A behind the scenes look at the making of the film with the cast and crew. Kind of fun to listen to Snyder, James Gunn (writer) and Eric Newman (producer) talk about making the film and how they were treading on a cult classic (hoping to do it justice). Set to a quick-paced bit of background music, it moves along quick and is very interesting. One of the most amazing illustrations is how the crew re-built a mall that was scheduled for destruction to serve the filmmaker's purposes.
In anamorphic widescreen (2.35:1), the film played brilliantly on the Philips 23" HD LCD ... taking the visual cue from the DVDR 615 driving progressive scan output. The film is stark, in its visuals, with the "deadened" skin-tones of the zombies and the somber mood of the pallette. Nonetheless, the transfer is brilliant and crisp.
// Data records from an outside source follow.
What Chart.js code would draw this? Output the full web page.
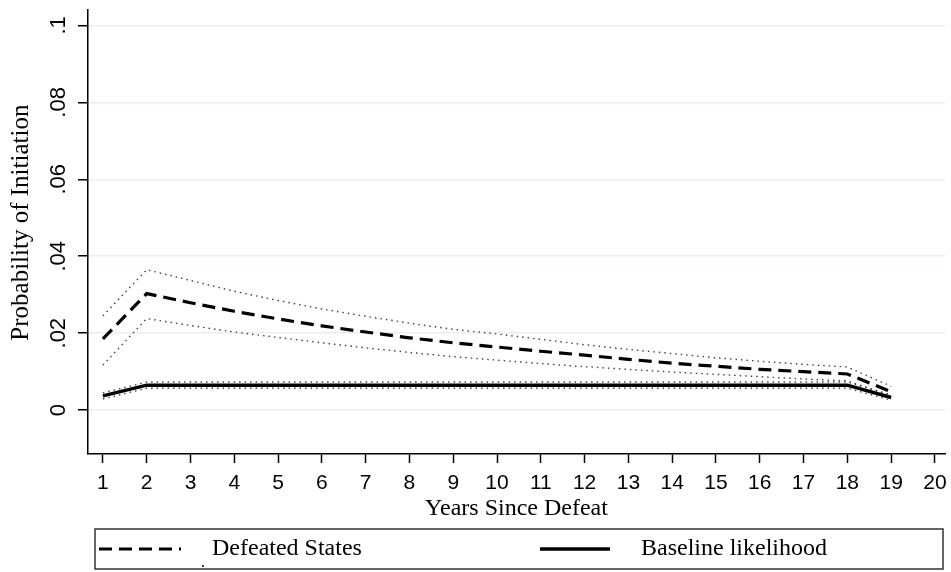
<!DOCTYPE html>
<html>
<head>
<meta charset="utf-8">
<script src="https://cdn.jsdelivr.net/npm/chart.js@4.4.1/dist/chart.umd.min.js"></script>
<style>
  html, body { margin: 0; padding: 0; background: #fff; }
  #wrap { width: 951px; height: 572px; }
</style>
</head>
<body>
<div id="wrap"><canvas id="chart" width="951" height="572"></canvas></div>
<script>
// Years since defeat (x values)
const years = [1, 2, 3, 4, 5, 6, 7, 8, 9, 10, 11, 12, 13, 14, 15, 16, 17, 18, 19];

// Predicted probability for defeated states, with its confidence band
const defeated      = [0.0185, 0.0303, 0.0279, 0.0257, 0.0237, 0.0219, 0.0203, 0.0188, 0.0175, 0.0164, 0.0153, 0.0143, 0.0132, 0.0122, 0.0114, 0.0106, 0.0100, 0.0094, 0.0048];
const defeatedUpper = [0.0245, 0.0365, 0.0337, 0.0309, 0.0285, 0.0263, 0.0244, 0.0226, 0.0210, 0.0198, 0.0184, 0.0170, 0.0158, 0.0147, 0.0136, 0.0127, 0.0119, 0.0112, 0.0062];
const defeatedLower = [0.0117, 0.0238, 0.0220, 0.0203, 0.0189, 0.0175, 0.0162, 0.0150, 0.0139, 0.0130, 0.0121, 0.0113, 0.0106, 0.0099, 0.0093, 0.0087, 0.0081, 0.0076, 0.0037];

// Baseline likelihood, with its confidence band
const baseline      = [0.0037, 0.0065, 0.0065, 0.0065, 0.0065, 0.0065, 0.0065, 0.0065, 0.0065, 0.0065, 0.0065, 0.0065, 0.0065, 0.0065, 0.0065, 0.0065, 0.0065, 0.0065, 0.0033];
const baselineUpper = [0.0045, 0.0073, 0.0073, 0.0073, 0.0073, 0.0073, 0.0073, 0.0073, 0.0073, 0.0073, 0.0073, 0.0073, 0.0073, 0.0073, 0.0073, 0.0073, 0.0073, 0.0073, 0.0040];
const baselineLower = [0.0029, 0.0057, 0.0057, 0.0057, 0.0057, 0.0057, 0.0057, 0.0057, 0.0057, 0.0057, 0.0057, 0.0057, 0.0057, 0.0057, 0.0057, 0.0057, 0.0057, 0.0057, 0.0026];

// Axis ticks
const xTicks = [1, 2, 3, 4, 5, 6, 7, 8, 9, 10, 11, 12, 13, 14, 15, 16, 17, 18, 19, 20];
const yTicks = [0, 0.02, 0.04, 0.06, 0.08, 0.1];
const yTickLabels = ['0', '.02', '.04', '.06', '.08', '.1'];

const sansFamily = "'Liberation Sans', Arial, sans-serif";
const serifFamily = "'Liberation Serif', 'Times New Roman', serif";
const serifFont = { family: serifFamily, size: 24 };

const toPoints = arr => arr.map((v, i) => ({ x: years[i], y: v }));

function ciLine(data) {
  return {
    data: toPoints(data),
    borderColor: '#444',
    borderWidth: 1.4,
    borderDash: [1.5, 4],
    pointRadius: 0,
    tension: 0,
    fill: false,
    order: 0,
    inLegend: false
  };
}

// Legend with a framed box, like the Stata one
const boxLegend = {
  id: 'boxLegend',
  afterDraw(chart) {
    const ctx = chart.ctx;
    ctx.save();
    ctx.strokeStyle = '#333';
    ctx.lineWidth = 1.5;
    ctx.strokeRect(95, 529, 848, 40);

    const items = chart.data.datasets.filter(d => d.inLegend);
    const slots = [{ x1: 99, x2: 181, tx: 212 }, { x1: 540, x2: 610, tx: 641 }];
    const yMid = 549;
    ctx.font = serifFont.size + 'px ' + serifFont.family;
    ctx.fillStyle = '#000';
    ctx.textBaseline = 'middle';
    items.forEach((d, i) => {
      const s = slots[i];
      ctx.beginPath();
      ctx.setLineDash(d.borderDash || []);
      ctx.lineWidth = d.borderWidth;
      ctx.strokeStyle = d.borderColor;
      ctx.moveTo(s.x1, yMid);
      ctx.lineTo(s.x2, yMid);
      ctx.stroke();
      ctx.setLineDash([]);
      ctx.fillText(d.label, s.tx, yMid);
    });
    // stray dot under the first label in the original
    ctx.font = '16px ' + serifFamily;
    ctx.fillText('.', 201, 563);
    ctx.restore();
  }
};

new Chart(document.getElementById('chart').getContext('2d'), {
  type: 'line',
  data: {
    datasets: [
      ciLine(defeatedUpper),
      ciLine(defeatedLower),
      ciLine(baselineUpper),
      ciLine(baselineLower),
      {
        label: 'Defeated States',
        data: toPoints(defeated),
        borderColor: '#000',
        borderWidth: 3.2,
        borderDash: [13, 7],
        pointRadius: 0,
        tension: 0,
        fill: false,
        order: 1,
        inLegend: true
      },
      {
        label: 'Baseline likelihood',
        data: toPoints(baseline),
        borderColor: '#000',
        borderWidth: 3.5,
        pointRadius: 0,
        tension: 0,
        fill: false,
        order: 1,
        inLegend: true
      }
    ]
  },
  options: {
    responsive: false,
    animation: false,
    devicePixelRatio: 1,
    layout: { padding: { top: 10, right: 6, bottom: 45, left: 0 } },
    plugins: {
      legend: { display: false },
      tooltip: { enabled: false }
    },
    scales: {
      x: {
        type: 'linear',
        min: 0.66,
        max: 20.23,
        afterBuildTicks: s => { s.ticks = xTicks.map(v => ({ value: v })); },
        afterFit: s => { s.height = 73; s.paddingLeft = 0; s.paddingRight = 0; },
        border: { color: '#000', width: 1.5 },
        grid: { drawOnChartArea: false, tickColor: '#000', tickLength: 9, tickWidth: 1.5 },
        ticks: {
          font: { family: sansFamily, size: 21 },
          color: '#000',
          padding: 8,
          maxRotation: 0,
          autoSkip: false,
          callback: (v, i) => String(xTicks[i])
        },
        title: {
          display: true,
          text: 'Years Since Defeat',
          font: serifFont,
          color: '#000',
          padding: { top: 0, bottom: 4 }
        }
      },
      y: {
        min: -0.0114,
        max: 0.104,
        afterBuildTicks: s => { s.ticks = yTicks.map(v => ({ value: v })); },
        afterFit: s => { s.width = 88; s.paddingTop = 0; s.paddingBottom = 0; },
        border: { color: '#000', width: 1.5 },
        grid: { color: '#e6eff1', lineWidth: 1.5, tickColor: '#000', tickLength: 10, tickWidth: 1.5 },
        ticks: {
          font: { family: sansFamily, size: 22 },
          color: '#000',
          minRotation: 90,
          maxRotation: 90,
          crossAlign: 'center',
          padding: 4,
          callback: (v, i) => yTickLabels[i]
        },
        title: {
          display: true,
          // leading spaces nudge the centred title up a little, as in the original
          text: '   Probability of Initiation',
          font: { family: serifFamily, size: 25 },
          color: '#000',
          padding: { top: 6, bottom: 0 }
        }
      }
    }
  },
  plugins: [boxLegend]
});
</script>
</body>
</html>
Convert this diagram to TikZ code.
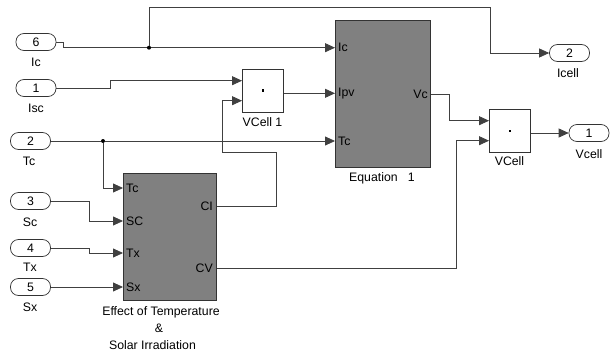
\documentclass[tikz,border=0pt]{standalone}
\usepackage{fontspec}
\setmainfont{Liberation Sans}
\usetikzlibrary{arrows.meta}
\definecolor{simgray}{RGB}{128,128,128}
\tikzset{
  port/.style={draw=black!80, line width=0.7pt, rounded corners=8pt, minimum width=40pt, minimum height=17pt, inner sep=0pt},
  blk/.style={draw=black!80, line width=0.7pt, fill=white, anchor=north west, inner sep=0pt},
  subsys/.style={blk, fill=simgray},
  wire/.style={draw=black!75, line width=0.8pt},
  sig/.style={wire, -{Triangle[length=10pt,width=9pt]}},
  jdot/.style={fill=black, circle, inner sep=0pt, minimum size=4pt},
  lbl/.style={inner sep=0pt}
}
\begin{document}
\begin{tikzpicture}[x=1pt, y=-1pt, font=\fontsize{12.3}{14}\selectfont]
    \useasboundingbox (0,0) rectangle (613,356);

    % inports
    \node[port] (in6) at (36,42) {6};
    \node[lbl] (in6l) at (36,62) {Ic};
    \node[port] (in1) at (36,88) {1};
    \node[lbl] (in1l) at (36,108) {Isc};
    \node[port] (in2) at (30.5,141) {2};
    \node[lbl] (in2l) at (29,161) {Tc};
    \node[port] (in3) at (30.5,201) {3};
    \node[lbl] (in3l) at (30,222) {Sc};
    \node[port] (in4) at (30.5,248) {4};
    \node[lbl] (in4l) at (30,267) {Tx};
    \node[port] (in5) at (30.5,287) {5};
    \node[lbl] (in5l) at (30,307) {Sx};

    % outports
    \node[port] (out2) at (569.5,53) {2};
    \node[lbl] (out2l) at (568,73) {Icell};
    \node[port] (out1) at (589,133) {1};
    \node[lbl] (out1l) at (589,154) {Vcell};

    % blocks
    \node[blk, minimum width=41pt, minimum height=42.5pt] (vc1) at (242,69) {};
    \fill (vc1.center) ++(-1.3,-1.3) rectangle ++(2.6,2.6);
    \node[lbl] (vc1l) at (262.5,122) {VCell 1};

    \node[blk, minimum width=41pt, minimum height=43pt] (vc) at (489,109) {};
    \fill (vc.center) ++(-1.3,-1.3) rectangle ++(2.6,2.6);
    \node[lbl] (vcl) at (509.5,161) {VCell};

    \node[subsys, minimum width=95pt, minimum height=147pt] (eq) at (335,20) {};
    \node[lbl, anchor=west] at (338,47.7) {Ic};
    \node[lbl, anchor=west] at (338,93.3) {Ipv};
    \node[lbl, anchor=west] at (338,141) {Tc};
    \node[lbl, anchor=east] at (428,94) {Vc};
    \node[lbl] (eql) at (382,178) {Equation \ \ 1};

    \node[subsys, minimum width=93pt, minimum height=127pt] (eff) at (123,173) {};
    \node[lbl, anchor=west] at (126,188) {Tc};
    \node[lbl, anchor=west] at (126,221) {SC};
    \node[lbl, anchor=west] at (126,253) {Tx};
    \node[lbl, anchor=west] at (126,287) {Sx};
    \node[lbl, anchor=east] at (213,206) {CI};
    \node[lbl, anchor=east] at (213,268) {CV};
    \node[lbl] (effl1) at (161,312) {Effect of Temperature};
    \node[lbl] (effl2) at (159,328) {\&};
    \node[lbl] (effl3) at (152.5,345) {Solar Irradiation};

    % junctions
    \node[jdot] (j1) at (149,47.7) {};
    \node[jdot] (j2) at (103,141) {};

    % wires
    \draw[wire] (in6.east) -- (63,42) -- (63,47.7) -- (j1);
    \draw[sig] (j1) -- (eq.west |- 0,47.7);
    \draw[sig] (j1) -- (149,7.3) -- (490,7.3) -- (490,53) -- (out2.west);
    \draw[sig] (in1.east) -- (110,88) -- (110,80.7) -- (vc1.west |- 0,80.7);
    \draw[wire] (in2.east) -- (j2);
    \draw[sig] (j2) -- (eq.west |- 0,141);
    \draw[sig] (j2) -- (103,188) -- (eff.west |- 0,188);
    \draw[sig] (eff.east |- 0,206) -- (276,206) -- (276,152) -- (222.5,152) -- (222.5,100.7) -- (vc1.west |- 0,100.7);
    \draw[sig] (vc1.east |- 0,93.3) -- (eq.west |- 0,93.3);
    \draw[sig] (eq.east |- 0,94) -- (449,94) -- (449,120.7) -- (vc.west |- 0,120.7);
    \draw[sig] (eff.east |- 0,268) -- (456,268) -- (456,140.7) -- (vc.west |- 0,140.7);
    \draw[sig] (vc.east |- 0,133) -- (out1.west);
    \draw[sig] (in3.east) -- (89,201) -- (89,221) -- (eff.west |- 0,221);
    \draw[sig] (in4.east) -- (89,248) -- (89,253) -- (eff.west |- 0,253);
    \draw[sig] (in5.east) -- (eff.west |- 0,287);
\end{tikzpicture}
\end{document}
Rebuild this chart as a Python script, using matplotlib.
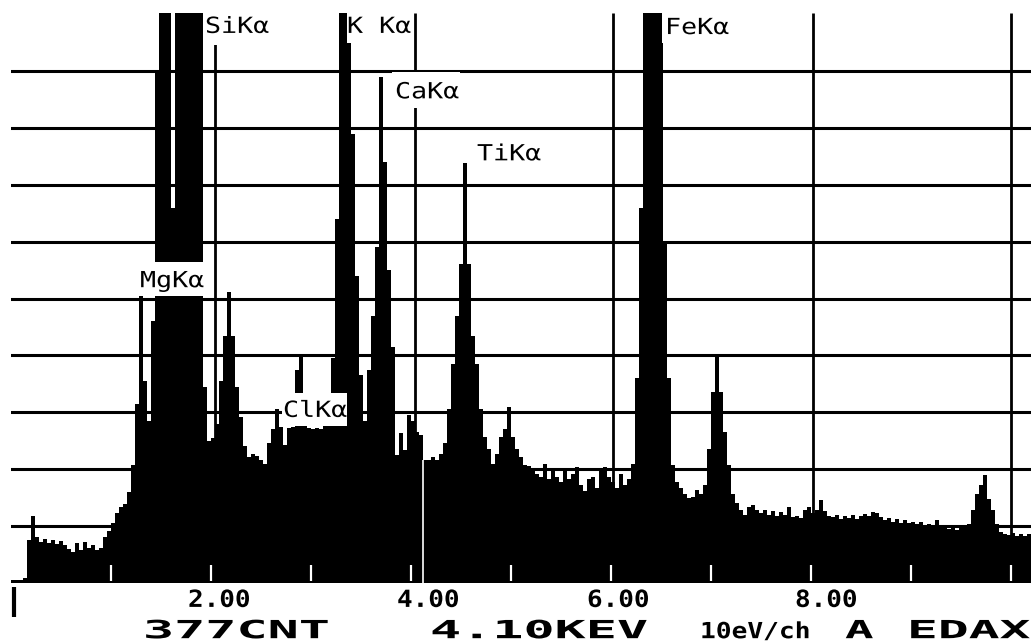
import numpy as np
from matplotlib import pyplot as plt
from matplotlib.patches import Rectangle
from matplotlib.patheffects import AbstractPathEffect
from matplotlib.transforms import Affine2D


# EDAX spectrum
# 4 channels of 10 eV per bin, heights in screen divisions (full scale = 10)
bin_kev = 0.04
counts_0_256 = [0.05, 0.06, 0.06, 0.08, 0.75, 1.18, 0.80, 0.72, 0.78, 0.70,
                0.76, 0.68, 0.74, 0.66, 0.60, 0.55, 0.70, 0.58, 0.72, 0.62,
                0.66, 0.58, 0.62, 0.80, 0.92, 1.05, 1.23, 1.34, 1.38, 1.60,
                2.07, 3.15, 5.30, 3.55, 2.85, 4.60, 9.00, 10.5, 10.5, 10.5,
                6.60, 10.5, 10.5, 10.5, 10.5, 10.5, 10.5, 10.5, 3.45, 2.50,
                2.55, 2.80, 3.55, 4.35, 5.11, 4.35, 3.45, 2.92, 2.40, 2.22,
                2.26, 2.24, 2.17, 2.10]
counts_256_512 = [2.46, 2.70, 3.05, 2.75, 2.42, 2.72, 2.74, 3.75, 4.00, 2.95,
                  2.72, 2.70, 2.73, 2.70, 2.76, 2.76, 3.95, 6.40, 10.5, 10.5,
                  10.5, 7.90, 5.40, 3.65, 2.85, 3.75, 4.70, 5.90, 8.89, 7.40,
                  5.50, 4.15, 2.25, 2.64, 2.33, 2.95, 2.85, 2.66, 2.60, 2.17,
                  2.17, 2.22, 2.17, 2.26, 2.46, 3.05, 3.85, 4.70, 5.60, 7.38,
                  5.60, 4.35, 3.85, 3.05, 2.56, 2.36, 2.10, 2.26, 2.56, 2.70,
                  3.09, 2.56, 2.36, 2.21]
counts_512_768 = [2.07, 2.05, 1.97, 1.92, 1.87, 2.10, 1.82, 2.02, 1.87, 1.77,
                  2.02, 1.82, 1.92, 2.04, 1.72, 1.62, 1.82, 1.87, 1.67, 1.99,
                  2.04, 1.87, 1.77, 1.67, 1.92, 1.72, 1.82, 2.10, 3.60, 6.60,
                  10.5, 10.5, 10.5, 10.5, 10.5, 6.00, 3.60, 2.07, 1.77, 1.67,
                  1.57, 1.50, 1.52, 1.63, 1.57, 1.72, 2.36, 3.35, 4.00, 3.35,
                  2.66, 2.07, 1.57, 1.41, 1.28, 1.20, 1.34, 1.37, 1.28, 1.23,
                  1.28, 1.20, 1.26, 1.18]
counts_768_1024 = [1.24, 1.20, 1.34, 1.16, 1.18, 1.14, 1.28, 1.34, 1.23, 1.28,
                   1.46, 1.26, 1.18, 1.16, 1.20, 1.13, 1.18, 1.15, 1.20, 1.13,
                   1.18, 1.22, 1.18, 1.25, 1.23, 1.16, 1.10, 1.14, 1.08, 1.12,
                   1.06, 1.10, 1.05, 1.08, 1.03, 1.08, 0.98, 1.04, 0.98, 1.10,
                   0.98, 1.02, 0.95, 1.00, 0.94, 0.98, 0.96, 1.03, 1.28, 1.57,
                   1.72, 1.90, 1.48, 1.28, 1.03, 0.90, 0.87, 0.84, 0.88, 0.83,
                   0.87, 0.82, 0.86, 0.84]

grid_kev = [2.04, 4.04, 6.02, 8.02, 10.0]
grid_div = [1, 2, 3, 4, 5, 6, 7, 8, 9]
tick_kev = [1, 2, 3, 4, 5, 6, 7, 8, 9, 10]
cursor_kev = 4.12
cursor_div = 2.17

axis_labels = ['2.00', '4.00', '6.00', '8.00']
axis_label_kev = [1.77, 3.86, 5.76, 7.84]

peak_names = ['MgKα', 'SiKα', 'ClKα', 'K Kα', 'CaKα', 'TiKα', 'FeKα']
peak_text_xy = [(1.29, 5.20), (1.94, 9.67), (2.72, 2.92), (3.36, 9.67),
                (3.84, 8.52), (4.66, 7.43), (6.54, 9.65)]
peak_boxes = [(1.26, 5.04, 1.93, 5.64), (1.93, 9.46, 2.57, 10.1),
              (2.71, 2.76, 3.36, 3.34), (3.36, 9.49, 4.01, 10.1),
              (3.81, 8.35, 4.49, 8.98), (4.61, 7.29, 5.29, 7.87),
              (6.51, 9.49, 7.21, 10.1)]

footer_text = ['377CNT', '4.10KEV', '10eV/ch', 'A', 'EDAX']
footer_kev = [1.32, 4.19, 6.89, 8.34, 8.96]
footer_size = [18, 18, 16, 18, 18]
footer_stretch = [2.07, 2.07, 1.18, 1.9, 2.05]


# 화면 글꼴처럼 가로로 넓힌 글자
class Stretch(AbstractPathEffect):
    def __init__(self, sx):
        super().__init__()
        self.sx = sx

    def draw_path(self, renderer, gc, tpath, affine, rgbFace=None):
        renderer.draw_path(gc, tpath, Affine2D().scale(self.sx, 1) + affine, rgbFace)


def screen_text(ax, x, y, s, size, sx, weight='normal'):
    ax.text(x, y, s, fontsize=size, family='DejaVu Sans Mono', color='black',
            fontweight=weight, ha='left', va='baseline', clip_on=False, zorder=6,
            path_effects=[Stretch(sx)])


counts = np.array(counts_0_256 + counts_256_512 + counts_512_768 + counts_768_1024)
edges = np.arange(len(counts) + 1) * bin_kev

fig = plt.figure(figsize=(10.31, 6.43), dpi=100)
ax = fig.add_axes([11 / 1031, 60 / 643, 1020 / 1031, 570 / 643])
ax.set_xlim(0, 10.2)
ax.set_ylim(0, 10.02)
ax.axis('off')

# 격자
for g in grid_div:
    ax.axhline(g, color='black', lw=2.2, zorder=1)
ax.vlines(grid_kev, 0, 10.02, colors='black', lw=2.0, zorder=1)

# 스펙트럼
ax.stairs(counts, edges, fill=True, color='black', lw=0.6, zorder=2)

# 눈금과 커서 (검은 영역 위라 흰색)
ax.vlines(tick_kev, 0.03, 0.32, colors='white', lw=1.6, zorder=3)
ax.vlines(cursor_kev, 0.0, cursor_div, colors='white', lw=1.2, zorder=3)
ax.plot([0.03, 0.03], [-0.07, -0.60], color='black', lw=3, clip_on=False,
        solid_capstyle='butt')

# 원소 표시
for name, (tx, ty), (x0, y0, x1, y1) in zip(peak_names, peak_text_xy, peak_boxes):
    ax.add_patch(Rectangle((x0, y0), x1 - x0, y1 - y0, facecolor='white',
                           edgecolor='none', zorder=5, clip_on=False))
    screen_text(ax, tx, ty, name, 16, 1.2)

for lab, x in zip(axis_labels, axis_label_kev):
    screen_text(ax, x, -0.42, lab, 17, 1.1, 'bold')

for s, x, size, sx in zip(footer_text, footer_kev, footer_size, footer_stretch):
    screen_text(ax, x, -0.97, s, size, sx, 'bold')

fig.savefig('out.png', dpi=100, facecolor='white')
In Dolby Digital 5.1, this is a film that begs to be blasted through your system. Threaded with dramatic sounds, off-beat mall muzak and a several biting metal tracks, this thing needs to be blasted outta your system. Straight to hell with the nosy the neighbors...even the ones all the way down the street!
Just buy it. Let's face it... If you're reading this review, you're interested in the film. My folks and grandparents wouldn't even take the time to read this. They, therefore, would not be a good "blind buyer" for this film. You, though... Just do it.